◆ TASK INSTRUCTIONS ◆
Print the material below exactly as it stands, please, from its first line to the line holding "['#b3b3b3', '#777777', '#5c5c5c', '#cfcfcf', '#7a7a7a'];", with no pictures.

>> Start

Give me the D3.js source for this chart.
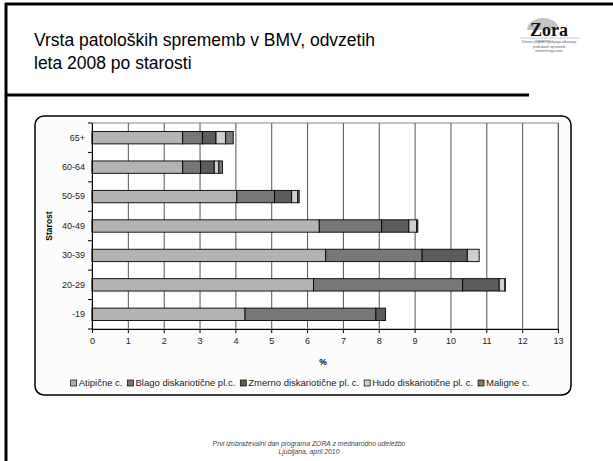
<!DOCTYPE html>
<html>
<head>
<meta charset="utf-8">
<script src="https://cdn.jsdelivr.net/npm/d3@7.9.0/dist/d3.min.js"></script>
<style>
  html, body { margin: 0; padding: 0; background: #fff; }
  svg { display: block; font-family: "Liberation Sans", Arial, sans-serif; }
</style>
</head>
<body>
<svg id="slide" width="613" height="461"></svg>
<script>
// age groups, top to bottom
const categories = ['65+', '60-64', '50-59', '40-49', '30-39', '20-29', '-19'];

// % per age group
const atipicne = [2.53, 2.53, 4.04, 6.34, 6.52, 6.18, 4.27];
const blago    = [0.55, 0.50, 1.05, 1.74, 2.69, 4.16, 3.65];
const zmerno   = [0.38, 0.38, 0.48, 0.76, 1.26, 1.02, 0.27];
const hudo     = [0.27, 0.13, 0.17, 0.22, 0.33, 0.16, 0.00];
const maligne  = [0.21, 0.10, 0.04, 0.03, 0.00, 0.01, 0.00];

const seriesNames = ['Atipične c.', 'Blago diskariotične pl.c.', 'Zmerno diskariotične pl. c.',
  'Hudo diskariotične pl. c.', 'Maligne c.'];
const seriesKeys = ['atipicne', 'blago', 'zmerno', 'hudo', 'maligne'];
const seriesColors = ['#b3b3b3', '#777777', '#5c5c5c', '#cfcfcf', '#7a7a7a'];

const xTicks = d3.range(0, 14);

const titleLines = ['Vrsta patoloških sprememb v BMV, odvzetih', 'leta 2008 po starosti'];
const footerLines = ['Prvi izobraževalni dan programa ZORA z mednarodno udeležbo', 'Ljubljana, april 2010'];
const logoLines = ['Državni program zgodnjega odkrivanja', 'predrakavih sprememb', 'materničnega vratu'];

const rows = categories.map((c, i) => ({
  cat: c, atipicne: atipicne[i], blago: blago[i], zmerno: zmerno[i], hudo: hudo[i], maligne: maligne[i]
}));

const svg = d3.select('#slide');

// slide frame
svg.append('line').attr('x1', 6).attr('x2', 6).attr('y1', 3).attr('y2', 461)
  .attr('stroke', '#000').attr('stroke-width', 3);
svg.append('line').attr('x1', 5).attr('x2', 613).attr('y1', 4).attr('y2', 4)
  .attr('stroke', '#000').attr('stroke-width', 3);
svg.append('line').attr('x1', 5).attr('x2', 529).attr('y1', 95).attr('y2', 95)
  .attr('stroke', '#000').attr('stroke-width', 3);

// title
svg.append('text')
  .attr('x', 34).attr('y', 46)
  .attr('font-size', 17.5).attr('fill', '#000')
  .selectAll('tspan').data(titleLines).join('tspan')
  .attr('x', 34).attr('dy', (d, i) => i ? 23 : 0)
  .text(d => d);

// logo
const logo = svg.append('g');
logo.append('ellipse').attr('cx', 543).attr('cy', 30).attr('rx', 16).attr('ry', 12).attr('fill', '#c4c4c4');
logo.append('rect').attr('x', 524).attr('y', 30).attr('width', 40).attr('height', 10).attr('fill', '#fff');
logo.append('text').attr('x', 549).attr('y', 36).attr('text-anchor', 'middle')
  .attr('font-family', '"Liberation Serif", "DejaVu Serif", serif').attr('font-weight', 'bold')
  .attr('font-size', 18).attr('fill', '#111').text('Zora');
logo.append('line').attr('x1', 520).attr('x2', 580).attr('y1', 38).attr('y2', 38)
  .attr('stroke', '#bbb').attr('stroke-width', 0.8);
logo.selectAll('.ll').data(logoLines).join('text')
  .attr('x', 549).attr('y', (d, i) => 43 + i * 4.5)
  .attr('text-anchor', 'middle').attr('font-size', 3.2).attr('fill', '#555')
  .text(d => d);

// chart box
svg.append('rect')
  .attr('x', 35).attr('y', 116).attr('width', 536).attr('height', 279).attr('rx', 9)
  .attr('fill', '#fcfcfc').attr('stroke', '#000').attr('stroke-width', 1.5);

const plot = { left: 92, right: 558, top: 123, bottom: 329 };

const x = d3.scaleLinear().domain([0, 13]).range([plot.left, plot.right]);
const y = d3.scaleBand().domain(categories).range([plot.top, plot.bottom])
  .paddingInner(0.58).paddingOuter(0.29);

// plot background
svg.append('rect')
  .attr('x', plot.left).attr('y', plot.top)
  .attr('width', plot.right - plot.left).attr('height', plot.bottom - plot.top)
  .attr('fill', '#fff').attr('stroke', '#888').attr('stroke-width', 1);

// gridlines
svg.append('g')
  .attr('transform', `translate(0,${plot.bottom})`)
  .call(d3.axisBottom(x).tickValues(xTicks).tickSize(-(plot.bottom - plot.top)).tickFormat(''))
  .call(g => g.select('.domain').remove())
  .call(g => g.selectAll('line').attr('stroke', '#555').attr('stroke-width', 1));

// stacked bars
const stack = d3.stack().keys(seriesKeys);
const stacked = stack(rows);

svg.append('g').selectAll('g').data(stacked).join('g')
  .attr('fill', (d, i) => seriesColors[i])
  .selectAll('rect').data(d => d.filter(s => s[1] - s[0] > 0)).join('rect')
  .attr('x', d => x(d[0]))
  .attr('y', d => y(d.data.cat))
  .attr('width', d => x(d[1]) - x(d[0]))
  .attr('height', y.bandwidth())
  .attr('stroke', '#000').attr('stroke-width', 0.9);

// x axis
svg.append('g')
  .attr('transform', `translate(0,${plot.bottom})`)
  .call(d3.axisBottom(x).tickValues(xTicks).tickSize(4).tickPadding(5).tickFormat(d3.format('d')))
  .call(g => g.select('.domain').attr('stroke', '#000'))
  .call(g => g.selectAll('line').attr('stroke', '#000'))
  .call(g => g.selectAll('text').attr('font-size', 9).attr('fill', '#222')
    .attr('font-family', '"Liberation Sans", Arial, sans-serif'));

// y axis: labels at band centres, ticks between categories
svg.append('g')
  .attr('transform', `translate(${plot.left},0)`)
  .call(d3.axisLeft(y).tickSize(0).tickPadding(7))
  .call(g => g.select('.domain').attr('stroke', '#000'))
  .call(g => g.selectAll('text').attr('font-size', 9).attr('fill', '#222')
    .attr('font-family', '"Liberation Sans", Arial, sans-serif'));

const bounds = d3.range(categories.length + 1).map(i => plot.top + i * y.step());
svg.append('g').selectAll('line').data(bounds).join('line')
  .attr('x1', plot.left - 4).attr('x2', plot.left)
  .attr('y1', d => d).attr('y2', d => d)
  .attr('stroke', '#000');

// axis titles
svg.append('text')
  .attr('x', 323).attr('y', 365)
  .attr('text-anchor', 'middle').attr('font-size', 8.5).attr('font-weight', 'bold')
  .text('%');

svg.append('text')
  .attr('transform', `translate(52,${(plot.top + plot.bottom) / 2}) rotate(-90)`)
  .attr('text-anchor', 'middle').attr('font-size', 8.5).attr('font-weight', 'bold')
  .text('Starost');

// legend
const legend = svg.append('g').attr('transform', 'translate(0,383)');
const items = legend.selectAll('g').data(seriesNames).join('g');
items.append('rect')
  .attr('x', 0).attr('y', -3).attr('width', 6).attr('height', 6)
  .attr('fill', (d, i) => seriesColors[i]).attr('stroke', '#000').attr('stroke-width', 0.7);
items.append('text')
  .attr('x', 8).attr('y', 3.3)
  .attr('font-size', 9.5).attr('fill', '#222')
  .text(d => d);

let widths = [];
items.each(function () { widths.push(8 + this.querySelector('text').getComputedTextLength()); });
const gap = 5;
const total = d3.sum(widths) + gap * (widths.length - 1);
let cursor = 300 - total / 2;
items.attr('transform', (d, i) => {
  const t = `translate(${cursor},0)`;
  cursor += widths[i] + gap;
  return t;
});

// footer
svg.append('text')
  .attr('text-anchor', 'middle').attr('font-size', 6.8).attr('font-style', 'italic').attr('fill', '#444')
  .selectAll('tspan').data(footerLines).join('tspan')
  .attr('x', 309).attr('y', (d, i) => 446 + i * 7.5)
  .text(d => d);
</script>
</body>
</html>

>> End

◆ RESPONSE FOR THIS EXERCISE ◆
Give me the D3.js source for this chart.
<!DOCTYPE html>
<html>
<head>
<meta charset="utf-8">
<script src="https://cdn.jsdelivr.net/npm/d3@7.9.0/dist/d3.min.js"></script>
<style>
  html, body { margin: 0; padding: 0; background: #fff; }
  svg { display: block; font-family: "Liberation Sans", Arial, sans-serif; }
</style>
</head>
<body>
<svg id="slide" width="613" height="461"></svg>
<script>
// age groups, top to bottom
const categories = ['65+', '60-64', '50-59', '40-49', '30-39', '20-29', '-19'];

// % per age group
const atipicne = [2.53, 2.53, 4.04, 6.34, 6.52, 6.18, 4.27];
const blago    = [0.55, 0.50, 1.05, 1.74, 2.69, 4.16, 3.65];
const zmerno   = [0.38, 0.38, 0.48, 0.76, 1.26, 1.02, 0.27];
const hudo     = [0.27, 0.13, 0.17, 0.22, 0.33, 0.16, 0.00];
const maligne  = [0.21, 0.10, 0.04, 0.03, 0.00, 0.01, 0.00];

const seriesNames = ['Atipične c.', 'Blago diskariotične pl.c.', 'Zmerno diskariotične pl. c.',
  'Hudo diskariotične pl. c.', 'Maligne c.'];
const seriesKeys = ['atipicne', 'blago', 'zmerno', 'hudo', 'maligne'];
const seriesColors = ['#b3b3b3', '#777777', '#5c5c5c', '#cfcfcf', '#7a7a7a'];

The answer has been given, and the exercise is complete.